Working together, character, and trust all go a long way in business and in life, says Lee Corso
May 06, 2013
In the fast-paced world of freight transportation and logistics, it is incredibly easy to take a myopic approach to whatever task at hand you are working on. That is not a bad thing, of course, considering we are all getting paid at the end of the day to get a job done.
But at the same time, not everything can be done alone or at least without some help from your team members or outside partners, too. In the supply chain realm, that may be shippers leaning on carriers, for example, or vice versa.
Having trust in your colleagues, or teammates, if you will, is crucial and makes for the stronger product, service, or brand. That was a key message from Lee Corson, ESPN College Football Game Day Host and Director of Business Development for Dixon Ticonderoga, a Florida based pencil manufacturing company, at last month’s National Shippers Strategic Council (NASSTRAC) Annual Conference in Orlando. There is more to Corso’s CV that “just that,” though, as he also served as head football coach at the University of Louisville (1969–1972), Indiana University (1973–1982), and Northern Illinois University in the 70’s and 80s.
In describing the best ways to be productive and efficient, Corso said that personal relationships are the key, which could be viewed as “old school,” as opposed to the “new school” approach of the Internet and related social media technologies that may provide a type of presence for people but fail to properly substitute for having real relationships, whether it is an in-person meeting or a detailed phone call.
And along with having and developing strong relationships, Corso stressed that there is no room for greed in business, especially if you want to foster and maintain a strong relationship.
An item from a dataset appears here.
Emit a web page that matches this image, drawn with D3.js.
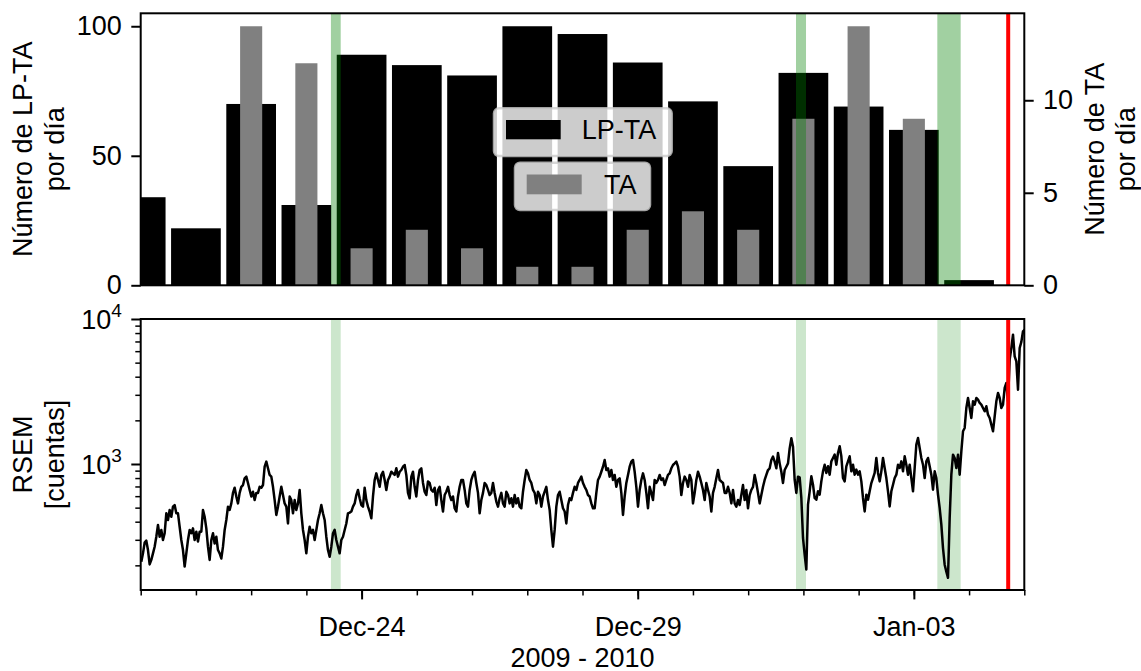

“Always leave something on the table and don’t take everyone’s cookies or let someone take all of yours,” he noted. “The essence of business is good relationships, surrounding yourself with good people, and win with character and not characters.”
Taking that a step further, Corso explained that business leaders need to analyze their team’s productivity, and, more importantly, character. If you have bad people on your team, he said, it can cost you your job.
“Never ever get rid of a hard worker with strong character, even if that person is not the best on your team,” said Corso.
Looking back on his coaching days, Corson recalled how back at Indiana he had six star football recruits come for a visit before their freshman year. He took them to an Indiana basketball game and three of the recruits took his hat off during the National Anthem before tip-off.
As it turns out, the three hat-wearing recruits were the top players of that batch, but that did not deter Corso one bit from telling them they would not be playing for him next fall.
This, he said, speaks to the concept of integrity.
“You cannot [compromise] your integrity,” he said, “whether it is to win football games or to get a job or keep one. Never do something shady to get or keep a job.”
Keeping those three players could have helped Corso’s Indiana team have a better season, but players with limited character are not the ones that help you go the farthest, he said.
Instead, he would have a player with lesser skills and strong character.
“How you treat people [as a coach] that don’t play is key,” he said. “Coaches are judged on that fact. This extends to your family, too. 95 percent of your closest friends are your family. Spoil them more, because you cannot do enough for them. They are the most important. They are the ones that will help you remember that the greatest gift in life is not falling but rising again.”
While this may not have been a traditional speech at a conference like this in that it did not address logistics and transportation specifics, it was prescient in that it talked about things that are imperative and cannot ever be overlooked in order to be successful.